Not fully appreciated by Japanese critics, “The Miner” did not fare better when it was finally translated into English in 1988 by Jay Rubin, despite the publishers proclaiming that the novel “anticipates the work of Joyce and Beckett.” Rubin has subsequently had great success translating several of Haruki Murakami’s works. In the last 10 years there has been a second wave of Soseki re-translations, with “The Miner” — in Rubin’s revised translation — once more bringing up the rear.
To the rescue comes Murakami himself, providing the critical introduction to this new edition. The novel is one of the popular author’s favourites — his characters even discuss it in “Kafka on the Shore.” Murakami starts brightly, by providing useful background information about the real-life mine Soseki envisioned when he penned the novel: Ashio Copper Mine in Tochigi Prefecture.

Murakami recounts how the vast mine — with nearly 900 km of tunnels and at its peak a working community of almost 40,000 people — was notorious for its cruel labour conditions. A violent mass protest by workers broke out there in February 1907, attracting national interest. The local area also suffered devastating mineral pollution from the mine’s smelting process, which released powerful toxins into the surrounding rivers, soil and forests.

Where Murakami’s introduction starts to go astray, however, is in his assumption that Soseki’s chief ambition is to describe the mine as an entity in and of itself. Indeed Murakami believes Soseki pretended to be uninterested in the young man’s personal experiences to avoid confronting “a major social problem head-on.”

Murakami has the equation backward: Soseki’s main objective was not to describe a mine but to present a modern-day vision of hell, and the mine was a convenient way of doing so. Soseki is always interested in universal themes that transcend the here and now, and certainly the intensely personal, in order to work on a deeper level. In “The Miner” he digs deep down into human psychology itself.
The descent into hell is a recurrent Soseki theme. In his first piece of fiction, the 1905 story “Rondon To” (“The Tower of London”), his protagonist crosses the river Thames — recast as the River Styx — and passes under a portal, imagining he can find there Dante’s famous words from Inferno, as translated Henry Francis Cary, “All hope abandon, ye who enter here.” Soseki’s first vision of hell was achieved by summoning up the ghosts of those who had been murdered or executed in the Tower of London. Soseki explicitly links “The Miner” with “The Tower of London” in numerous subtle ways, describing the young protagonist of “The Miner” as undergoing “degeneration” as he descends into the mine in reference to Max Nordau’s 1892 theory of degeneration, highlighted at the beginning of “The Tower of London.”

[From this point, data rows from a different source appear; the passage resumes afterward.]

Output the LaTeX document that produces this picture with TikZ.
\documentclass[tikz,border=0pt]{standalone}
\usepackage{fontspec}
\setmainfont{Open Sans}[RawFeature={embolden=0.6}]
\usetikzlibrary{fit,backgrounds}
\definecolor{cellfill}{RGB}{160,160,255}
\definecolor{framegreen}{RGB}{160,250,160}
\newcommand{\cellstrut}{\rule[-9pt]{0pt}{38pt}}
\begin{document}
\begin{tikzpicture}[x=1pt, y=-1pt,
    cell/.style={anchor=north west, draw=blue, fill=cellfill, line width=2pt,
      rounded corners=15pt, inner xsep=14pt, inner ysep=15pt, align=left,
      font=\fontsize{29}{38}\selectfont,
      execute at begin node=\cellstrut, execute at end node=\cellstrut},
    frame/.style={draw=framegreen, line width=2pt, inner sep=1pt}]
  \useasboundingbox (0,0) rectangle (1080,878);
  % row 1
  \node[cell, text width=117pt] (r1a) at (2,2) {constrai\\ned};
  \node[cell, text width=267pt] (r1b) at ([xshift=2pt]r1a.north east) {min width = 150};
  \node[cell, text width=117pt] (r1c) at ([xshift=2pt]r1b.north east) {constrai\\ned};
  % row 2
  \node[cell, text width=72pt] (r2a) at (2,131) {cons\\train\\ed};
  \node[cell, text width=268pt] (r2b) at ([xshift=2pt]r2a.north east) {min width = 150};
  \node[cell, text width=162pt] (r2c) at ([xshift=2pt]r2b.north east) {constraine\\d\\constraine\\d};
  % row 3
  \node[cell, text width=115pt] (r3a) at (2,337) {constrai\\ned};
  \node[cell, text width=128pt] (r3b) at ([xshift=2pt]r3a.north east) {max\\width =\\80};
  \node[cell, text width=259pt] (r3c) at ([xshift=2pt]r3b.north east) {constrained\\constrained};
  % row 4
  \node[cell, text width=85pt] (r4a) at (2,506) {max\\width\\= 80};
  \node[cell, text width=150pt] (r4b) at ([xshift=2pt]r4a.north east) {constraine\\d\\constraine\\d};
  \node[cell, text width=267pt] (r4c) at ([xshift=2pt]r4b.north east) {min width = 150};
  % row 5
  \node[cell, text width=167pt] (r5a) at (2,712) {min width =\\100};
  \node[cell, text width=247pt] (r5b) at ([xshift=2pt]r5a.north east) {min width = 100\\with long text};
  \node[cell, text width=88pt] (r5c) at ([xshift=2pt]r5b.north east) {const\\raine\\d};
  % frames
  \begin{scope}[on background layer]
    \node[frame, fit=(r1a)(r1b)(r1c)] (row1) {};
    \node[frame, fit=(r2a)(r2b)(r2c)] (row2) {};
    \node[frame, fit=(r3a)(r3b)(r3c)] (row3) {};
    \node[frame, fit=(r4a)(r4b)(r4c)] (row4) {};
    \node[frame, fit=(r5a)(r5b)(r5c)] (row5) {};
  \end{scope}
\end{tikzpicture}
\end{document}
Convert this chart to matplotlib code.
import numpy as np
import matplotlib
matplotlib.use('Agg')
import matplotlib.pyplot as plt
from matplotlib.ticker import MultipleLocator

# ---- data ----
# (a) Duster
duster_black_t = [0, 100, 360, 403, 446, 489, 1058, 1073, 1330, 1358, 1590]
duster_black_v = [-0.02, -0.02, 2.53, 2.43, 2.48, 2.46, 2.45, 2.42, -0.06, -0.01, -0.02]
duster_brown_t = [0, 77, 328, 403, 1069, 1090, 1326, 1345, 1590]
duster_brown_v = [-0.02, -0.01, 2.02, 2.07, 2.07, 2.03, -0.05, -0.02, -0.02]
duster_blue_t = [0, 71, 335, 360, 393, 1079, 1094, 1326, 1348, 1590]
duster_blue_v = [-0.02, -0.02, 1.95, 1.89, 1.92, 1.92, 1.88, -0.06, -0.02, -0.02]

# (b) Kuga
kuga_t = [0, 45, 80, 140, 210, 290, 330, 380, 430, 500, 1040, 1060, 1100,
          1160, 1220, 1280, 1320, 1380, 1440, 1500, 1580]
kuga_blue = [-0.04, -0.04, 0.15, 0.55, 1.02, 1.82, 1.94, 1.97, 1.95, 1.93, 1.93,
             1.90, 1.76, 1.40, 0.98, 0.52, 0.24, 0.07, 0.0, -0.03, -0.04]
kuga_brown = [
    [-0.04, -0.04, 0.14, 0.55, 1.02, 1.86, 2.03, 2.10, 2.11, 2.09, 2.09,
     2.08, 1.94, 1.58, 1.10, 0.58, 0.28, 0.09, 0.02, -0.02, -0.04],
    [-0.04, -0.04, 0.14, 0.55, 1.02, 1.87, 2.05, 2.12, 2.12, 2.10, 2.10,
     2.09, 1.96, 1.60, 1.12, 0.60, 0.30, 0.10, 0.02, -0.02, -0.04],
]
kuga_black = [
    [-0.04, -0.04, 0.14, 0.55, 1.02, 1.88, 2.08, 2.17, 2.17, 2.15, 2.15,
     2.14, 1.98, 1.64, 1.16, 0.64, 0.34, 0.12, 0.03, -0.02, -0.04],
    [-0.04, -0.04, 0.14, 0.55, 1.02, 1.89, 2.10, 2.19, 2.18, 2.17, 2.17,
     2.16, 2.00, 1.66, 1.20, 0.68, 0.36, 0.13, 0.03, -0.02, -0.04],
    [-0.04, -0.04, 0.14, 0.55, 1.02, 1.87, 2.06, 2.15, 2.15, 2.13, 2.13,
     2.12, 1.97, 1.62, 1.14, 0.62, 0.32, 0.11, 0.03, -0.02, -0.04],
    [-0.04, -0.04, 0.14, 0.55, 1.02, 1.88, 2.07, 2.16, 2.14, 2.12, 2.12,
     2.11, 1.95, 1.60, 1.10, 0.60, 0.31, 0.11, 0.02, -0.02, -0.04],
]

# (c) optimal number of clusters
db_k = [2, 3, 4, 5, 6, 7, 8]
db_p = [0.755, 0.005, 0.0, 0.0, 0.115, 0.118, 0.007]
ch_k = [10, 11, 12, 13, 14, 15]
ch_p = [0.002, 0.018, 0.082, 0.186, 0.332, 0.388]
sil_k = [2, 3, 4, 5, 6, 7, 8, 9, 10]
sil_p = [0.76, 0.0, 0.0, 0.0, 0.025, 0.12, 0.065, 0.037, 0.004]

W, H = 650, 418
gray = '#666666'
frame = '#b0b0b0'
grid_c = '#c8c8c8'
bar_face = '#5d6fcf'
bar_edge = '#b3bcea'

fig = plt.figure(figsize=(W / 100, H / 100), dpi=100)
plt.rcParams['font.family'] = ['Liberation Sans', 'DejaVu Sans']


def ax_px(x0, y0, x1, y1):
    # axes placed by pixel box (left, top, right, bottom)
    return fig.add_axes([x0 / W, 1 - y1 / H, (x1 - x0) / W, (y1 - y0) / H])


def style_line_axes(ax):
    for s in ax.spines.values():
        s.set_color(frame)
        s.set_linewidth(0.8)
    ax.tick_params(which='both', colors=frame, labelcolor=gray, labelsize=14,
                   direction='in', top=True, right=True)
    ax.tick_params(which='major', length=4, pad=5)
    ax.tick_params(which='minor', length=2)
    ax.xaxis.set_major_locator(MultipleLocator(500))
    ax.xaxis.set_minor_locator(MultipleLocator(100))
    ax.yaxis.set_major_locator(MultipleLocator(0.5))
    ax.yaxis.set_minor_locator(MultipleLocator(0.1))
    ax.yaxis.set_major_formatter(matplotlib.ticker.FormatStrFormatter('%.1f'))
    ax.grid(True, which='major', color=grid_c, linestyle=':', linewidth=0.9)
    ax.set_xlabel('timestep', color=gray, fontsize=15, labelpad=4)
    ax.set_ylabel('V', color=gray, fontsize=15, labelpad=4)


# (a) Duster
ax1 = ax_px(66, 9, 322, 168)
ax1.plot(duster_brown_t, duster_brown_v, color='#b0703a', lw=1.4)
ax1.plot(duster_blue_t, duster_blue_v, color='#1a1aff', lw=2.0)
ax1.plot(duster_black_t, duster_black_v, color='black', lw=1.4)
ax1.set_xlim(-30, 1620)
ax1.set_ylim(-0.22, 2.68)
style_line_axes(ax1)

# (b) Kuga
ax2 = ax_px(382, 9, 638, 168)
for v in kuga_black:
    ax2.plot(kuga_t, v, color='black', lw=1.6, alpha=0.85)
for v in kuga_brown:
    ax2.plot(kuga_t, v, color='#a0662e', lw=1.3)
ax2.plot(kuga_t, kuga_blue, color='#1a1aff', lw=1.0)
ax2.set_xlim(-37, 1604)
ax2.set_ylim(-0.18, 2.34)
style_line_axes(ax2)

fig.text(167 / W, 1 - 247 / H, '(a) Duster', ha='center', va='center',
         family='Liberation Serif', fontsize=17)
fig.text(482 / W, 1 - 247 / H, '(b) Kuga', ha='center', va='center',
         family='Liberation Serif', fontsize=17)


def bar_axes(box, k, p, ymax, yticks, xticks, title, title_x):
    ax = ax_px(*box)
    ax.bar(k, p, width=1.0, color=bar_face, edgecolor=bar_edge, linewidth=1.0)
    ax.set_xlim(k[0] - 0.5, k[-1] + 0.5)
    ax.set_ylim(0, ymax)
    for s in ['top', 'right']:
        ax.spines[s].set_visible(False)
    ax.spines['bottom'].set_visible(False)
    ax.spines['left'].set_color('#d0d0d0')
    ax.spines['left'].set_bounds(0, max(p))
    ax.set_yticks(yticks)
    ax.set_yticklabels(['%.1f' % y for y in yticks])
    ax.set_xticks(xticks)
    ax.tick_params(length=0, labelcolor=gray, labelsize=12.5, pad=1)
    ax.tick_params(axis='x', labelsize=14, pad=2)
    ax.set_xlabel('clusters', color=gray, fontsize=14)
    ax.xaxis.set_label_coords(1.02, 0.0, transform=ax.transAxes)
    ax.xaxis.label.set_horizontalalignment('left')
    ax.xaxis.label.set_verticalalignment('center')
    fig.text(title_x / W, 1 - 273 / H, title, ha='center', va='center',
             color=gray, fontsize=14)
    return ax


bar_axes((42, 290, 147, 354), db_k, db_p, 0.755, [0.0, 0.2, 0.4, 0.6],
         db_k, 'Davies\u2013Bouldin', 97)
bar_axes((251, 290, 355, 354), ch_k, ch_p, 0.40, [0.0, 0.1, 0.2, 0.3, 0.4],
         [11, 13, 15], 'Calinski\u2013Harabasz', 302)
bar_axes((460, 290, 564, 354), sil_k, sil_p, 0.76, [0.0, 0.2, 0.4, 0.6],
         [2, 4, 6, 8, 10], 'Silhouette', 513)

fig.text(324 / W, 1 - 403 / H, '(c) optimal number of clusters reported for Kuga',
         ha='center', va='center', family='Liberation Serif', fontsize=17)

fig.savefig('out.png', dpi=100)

In the translator’s afterword to “The Miner,” Jay Rubin remarks that the absurdist style of the novel was produced in reaction to the heavily ornate, didactic style of Soseki’s previous work, “The Poppy.” That’s true, but “The Miner” may also be thought of as the final work in a different trilogy. Together with “Botchan” and “Kusamakura” (“The Three-Cornered World”) the novel is part of a set of narratives in which first person narrators, each with their own unique perspectives, head out on a journey to “other worlds.” Breaking through the limitations of our “everyday world” we are made to see the nature of existence with fresh eyes.

Not content with an exterior depiction of hell in a modern Japanese setting, Soseki’s pursuit of the subject would continue in purely psychological depictions, such as the disturbing British boarding house family described as trapped in a “dark hell” in an episode of “Short Pieces for Long Days” (1909) or the tormented husband Ichiro consumed with doubt about his wife in “The Wayfarer” (1912).

Far from being an experimental oddity — all of Soseki’s novels are experimental — “The Miner” is actually a work central to Soseki’s evolving analysis of what “hell” in a modern context means. This is a handsome and welcome new edition.

Damian Flanagan is the author of “The Tower of London: Tales of Victorian London” and “Natsume Soseki: Superstar of World Literature,” published in Japanese by Kodansha International.